# Thread: [SOLVED] Curve Sketching

1. ## [SOLVED] Curve Sketching

a)Find the equation of the tangent at the point (t, $t^3$) on the curve $y=x^3$.Find also the coordinates of the point where this tangent meets the curve again.

b) For the curve, $y=(4/x^2)+x$ , show the following ,
i) the entire curve lies above the line y=x

Red colour fonts are parts which I need help, thanks in advance!

2. a) $y' = 3x^2$, so the slope at point x=t is $3t^2$. Now we have a point and a slope, thus we're able to make a line.

$y-t^3=3t^2(x-t)$, plugging in the info into the point-slope equation for a line. Simplify that out and you'll get your tangent equation.

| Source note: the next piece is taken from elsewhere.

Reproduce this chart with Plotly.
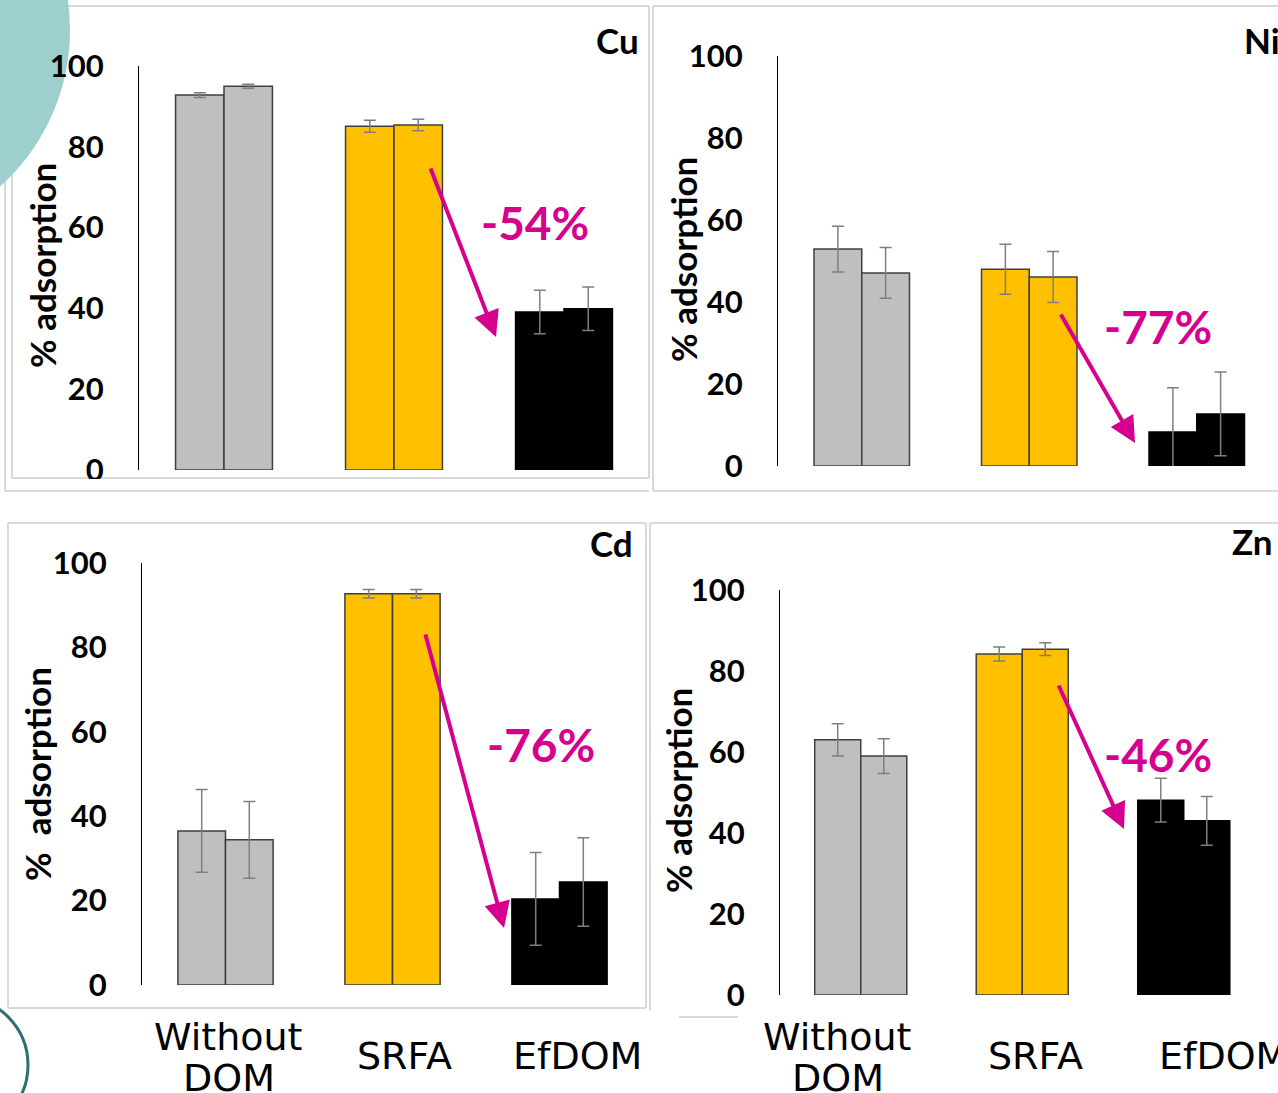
import plotly.graph_objects as go

# ---------------- data ----------------
categories = ["Without DOM", "SRFA", "EfDOM"]
metals = ["Cu", "Ni", "Cd", "Zn"]

cu_rep1 = [92.8, 85.1, 39.1]
cu_rep2 = [95.0, 85.4, 39.9]
cu_err1 = [0.6, 1.5, 5.4]
cu_err2 = [0.5, 1.4, 5.4]

ni_rep1 = [52.9, 48.0, 8.3]
ni_rep2 = [47.1, 46.1, 12.7]
ni_err1 = [5.6, 6.1, 10.8]
ni_err2 = [6.2, 6.2, 10.2]

cd_rep1 = [36.5, 92.7, 20.4]
cd_rep2 = [34.4, 92.7, 24.4]
cd_err1 = [9.8, 1.0, 11.0]
cd_err2 = [9.1, 1.0, 10.5]

zn_rep1 = [63.0, 84.2, 48.1]
zn_rep2 = [59.0, 85.4, 43.0]
zn_err1 = [4.0, 1.7, 5.4]
zn_err2 = [4.3, 1.6, 6.0]

reductions = ["-54%", "-77%", "-76%", "-46%"]
y_ticks = [0, 20, 40, 60, 80, 100]
y_title = "% adsorption"

# ---------------- styling / layout helpers ----------------
W, H = 1278, 1093


def px(x):
    return x / W


def py(y):
    return 1 - y / H


bar_fill = ["#BFBFBF", "#FFC000", "#000000"]
bar_edge = ["#3F3F3F", "#3F3F3F", "#000000"]
err_color = "#7F7F7F"
pink = "#D6008F"
box_grey = "#D9D9D9"
tick_font = dict(family="Lato, Open Sans, sans-serif", size=31, color="#000000", weight="bold")

# per panel: series, y-axis line x, category spacing, y pixel of 0 and 100,
# title centre, metal label centre, reduction label centre, arrow tail/head
panels = [
    dict(metal=metals[0], r1=cu_rep1, r2=cu_rep2, e1=cu_err1, e2=cu_err2,
         axis_x=139, step=170, y0=470, y100=66, title=(42, 266), title_text=y_title,
         label=(617, 40), pct=reductions[0], pct_xy=(535, 222),
         tail=(430, 167), head=(496, 337)),
    dict(metal=metals[1], r1=ni_rep1, r2=ni_rep2, e1=ni_err1, e2=ni_err2,
         axis_x=778, step=167.5, y0=466, y100=56, title=(683, 260), title_text=y_title,
         label=(1262, 40), pct=reductions[1], pct_xy=(1158, 326),
         tail=(1060, 313), head=(1135, 443)),
    dict(metal=metals[2], r1=cd_rep1, r2=cd_rep2, e1=cd_err1, e2=cd_err2,
         axis_x=142, step=167, y0=985, y100=563, title=(37, 774),
         title_text=y_title.replace(" ", "\u00a0 "),
         label=(611, 543), pct=reductions[2], pct_xy=(541, 744),
         tail=(425, 633), head=(504, 928)),
    dict(metal=metals[3], r1=zn_rep1, r2=zn_rep2, e1=zn_err1, e2=zn_err2,
         axis_x=780, step=161.5, y0=995, y100=590, title=(678, 791), title_text=y_title,
         label=(1252, 541), pct=reductions[3], pct_xy=(1158, 754),
         tail=(1058, 684), head=(1124, 829)),
]

fig = go.Figure()
annotations = []
shapes = []

# slide decoration: panel frames
frame = dict(type="line", xref="paper", yref="paper", line=dict(color=box_grey, width=2), layer="below")
frame_segments = [
    # Cu frame
    (12, 6, 649, 6), (12, 6, 12, 478), (649, 6, 649, 478), (12, 478, 649, 478),
    (5, 0, 5, 491), (5, 491, 649, 491),
    # Ni frame
    (653, 6, 1278, 6), (653, 6, 653, 491), (653, 491, 1278, 491),
    # Cd frame
    (8, 523, 646, 523), (8, 523, 8, 1008), (646, 523, 646, 1008), (8, 1008, 646, 1008),
    # Zn frame
    (650, 523, 1278, 523), (650, 523, 650, 1010), (679, 1017, 738, 1017),
]
for x0, y0, x1, y1 in frame_segments:
    shapes.append(dict(frame, x0=px(x0), y0=py(y0), x1=px(x1), y1=py(y1)))

# slide decoration: teal discs at the left edge
shapes.append(dict(type="circle", xref="paper", yref="paper", layer="below",
                   x0=px(-140 - 210), x1=px(-140 + 210), y0=py(30 + 210), y1=py(30 - 210),
                   fillcolor="#9ECFCF", line=dict(width=0)))
shapes.append(dict(type="circle", xref="paper", yref="paper", layer="below",
                   x0=px(-40 - 68), x1=px(-40 + 68), y0=py(1065 + 68), y1=py(1065 - 68),
                   fillcolor="rgba(0,0,0,0)", line=dict(color="#2E6E73", width=3)))

for i, p in enumerate(panels):
    n = i + 1
    xa = "x" if n == 1 else f"x{n}"
    ya = "y" if n == 1 else f"y{n}"
    x_end = min(p["axis_x"] + 3 * p["step"], W)
    x_range = [-0.5, -0.5 + (x_end - p["axis_x"]) / p["step"]]

    for vals, errs in ((p["r1"], p["e1"]), (p["r2"], p["e2"])):
        fig.add_trace(go.Bar(
            x=categories, y=vals, xaxis=xa, yaxis=ya, showlegend=False,
            marker=dict(color=bar_fill, line=dict(color=bar_edge, width=1.5)),
            error_y=dict(type="data", array=errs, color=err_color, thickness=1.5, width=6),
        ))

    xkey = "xaxis" if n == 1 else f"xaxis{n}"
    ykey = "yaxis" if n == 1 else f"yaxis{n}"
    fig.update_layout({
        xkey: dict(domain=[px(p["axis_x"]), px(x_end)], range=x_range, type="category",
                   categoryorder="array", categoryarray=categories, anchor=ya,
                   showticklabels=False, showline=False, showgrid=False, zeroline=False,
                   ticks="", fixedrange=True),
        ykey: dict(domain=[py(p["y0"]), py(p["y100"])], range=[0, 100], anchor=xa,
                   tickvals=y_ticks, showline=True, linecolor="#000000", linewidth=1,
                   showgrid=False, zeroline=False, ticks="", ticklabelstandoff=28,
                   tickfont=tick_font, fixedrange=True),
    })

    # y-axis title
    annotations.append(dict(xref="paper", yref="paper", x=px(p["title"][0]), y=py(p["title"][1]),
                            text=p["title_text"], textangle=-90, showarrow=False,
                            xanchor="center", yanchor="middle",
                            font=dict(family="Lato, sans-serif", size=35, color="#000000", weight="bold")))
    # metal label
    annotations.append(dict(xref="paper", yref="paper", x=px(p["label"][0]), y=py(p["label"][1]),
                            text=p["metal"], showarrow=False, xanchor="center", yanchor="middle",
                            font=dict(family="Lato, sans-serif", size=35, color="#000000", weight="bold")))
    # reduction label
    annotations.append(dict(xref="paper", yref="paper", x=px(p["pct_xy"][0]), y=py(p["pct_xy"][1]),
                            text=p["pct"], showarrow=False, xanchor="center", yanchor="middle",
                            font=dict(family="Lato, sans-serif", size=46, color=pink, weight="bold")))
    # reduction arrow
    hx, hy = p["head"]
    tx, ty = p["tail"]
    annotations.append(dict(xref="paper", yref="paper", x=px(hx), y=py(hy),
                            ax=tx - hx, ay=ty - hy, text="", showarrow=True,
                            arrowhead=2, arrowsize=1.3, arrowwidth=4, arrowcolor=pink, standoff=0))

# category labels under the bottom row (pixel nudges per label)
label_font = dict(family="DejaVu Sans, Verdana, sans-serif", size=38, color="#000000")
label_nudge = {"x3": [3, 12, 18], "x4": [-23, 13, 40]}
for xa_ref, nudges in label_nudge.items():
    for cat, dx in zip(categories, nudges):
        words = cat.split(" ")
        if len(words) == 2:
            lines = [(words[0], 1037), (words[1], 1078)]
        else:
            lines = [(cat, 1056)]
        for txt, ypix in lines:
            annotations.append(dict(xref=xa_ref, yref="paper", x=cat, y=py(ypix), xshift=dx,
                                    text=txt, showarrow=False, xanchor="center", yanchor="middle",
                                    font=label_font))

# strip that cuts through the Cu "0" tick label
shapes.append(dict(type="rect", xref="paper", yref="paper", layer="above",
                   x0=px(13), x1=px(648), y0=py(490), y1=py(479),
                   fillcolor="#FFFFFF", line=dict(width=0)))

fig.update_layout(
    width=W, height=H,
    margin=dict(l=0, r=0, t=0, b=0, autoexpand=False),
    paper_bgcolor="#FFFFFF", plot_bgcolor="rgba(0,0,0,0)",
    barmode="group", bargap=0.43, bargroupgap=0,
    showlegend=False,
    annotations=annotations, shapes=shapes,
)

fig.write_html("out.html")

To see where these two lines meet again, set them equal to each other and solve.

3. Originally Posted by Jameson
a) $y' = 3x^2$, so the slope at point x=t is $3t^2$. Now we have a point and a slope, thus we're able to make a line.

$y-t^3=3t^2(x-t)$, plugging in the info into the point-slope equation for a line. Simplify that out and you'll get your tangent equation.

To see where these two lines meet again, set them equal to each other and solve.
Set these two equations together?
$y=x^3$ and $y=3t^2(x-t)+t^3$

4. Yessir.

5. $y=(4/x^2)+x$

b) Assume that the curve $y=(4/x^2)+x$ and the line y=x intersects. Therefore:
$x = (4/x^2)+x$

Canceling x, you would get the ridiculous statement that:
$0 = \frac{4}{x^2}$

$0 = 4$

There is a contradiction, therefore our original assumption is not true.

EDIT: Continue with the next post below.

6. Originally Posted by Jameson
Yessir.
I'm sorry to trouble you again, but I cannot solve the equation for x.

7. Originally Posted by Chop Suey
$y=(4/x^2)+x$

b) Assume that the curve $y=(4/x^2)+x$ and the line y=x intersects. Therefore:
$x = (4/x^2)+x$

Canceling x, you would get the ridiculous statement that:
$0 = \frac{4}{x^2}$

$0 = 4$

There is a contradiction, therefore our original assumption is not true.

EDIT: I didn't read your question correctly. I will edit again.

Isn't that an inclined asymptote for the curve?
I can't explain why it is above the line y=x.

8. No problem

So $x^3=3t^2(x)-3t^3+t^3$

Simply $x^3=3t^2(x)-2t^3$

Group and factor $x(x^2-3t^2)=-2t^3$

Made a mistake... working on it

9. Originally Posted by ose90
Isn't that an inclined asymptote for the curve?
I can't explain why it is above the line y=x.
$f(x) = \frac{4}{x^2} + x$

$g(x) = x$

Let's assume that f(x) < g(x). So that:
$\frac{4}{x^2} + x < x$

But if you cancel the x, you see that:
$\frac{4}{x^2}<0$

$4<0$

Which is a contradiction.

$\therefore f(x) > g(x)$

The reason why I didn't put the equality sign is because I showed that they do not intersect.

10. Originally Posted by Chop Suey
$f(x) = \frac{4}{x^2} + x$

$g(x) = x$

Let's assume that f(x) < g(x). So that:
$\frac{4}{x^2} + x < x$

But if you cancel the x, you see that:
$\frac{4}{x^2}<0$

$4<0$

Which is a contradiction.

$\therefore f(x) > g(x)$

The reason why I didn't put the equality sign is because I showed that they do not intersect.
Thanks a lot

11. Originally Posted by Jameson
No problem

So $x^3=3t^2(x)-3t^3+t^3$

Simply $x^3=3t^2(x)-2t^3$

Group and factor $x(x^2-3t^2)=-2t^3$

Made a mistake... working on it
Thanks for helping me. I have tried to solve it for many times but still can't get the value of x. Maybe there is no solution.

12. You're welcome. I think there's a trick I'm not seeing. Cubics that have no x^2 term have ways of being solved. Either someone else will see it or I'll solve it soon.

13. Notice that x-t is a factor, and by polynomial division, you can reduce it to:
$(x-t)(x^2+tx-2t^2)=0$

And it can be factored even further to:
$(x-t)(x-t)(x+2t)=0$

14. thanks for your help!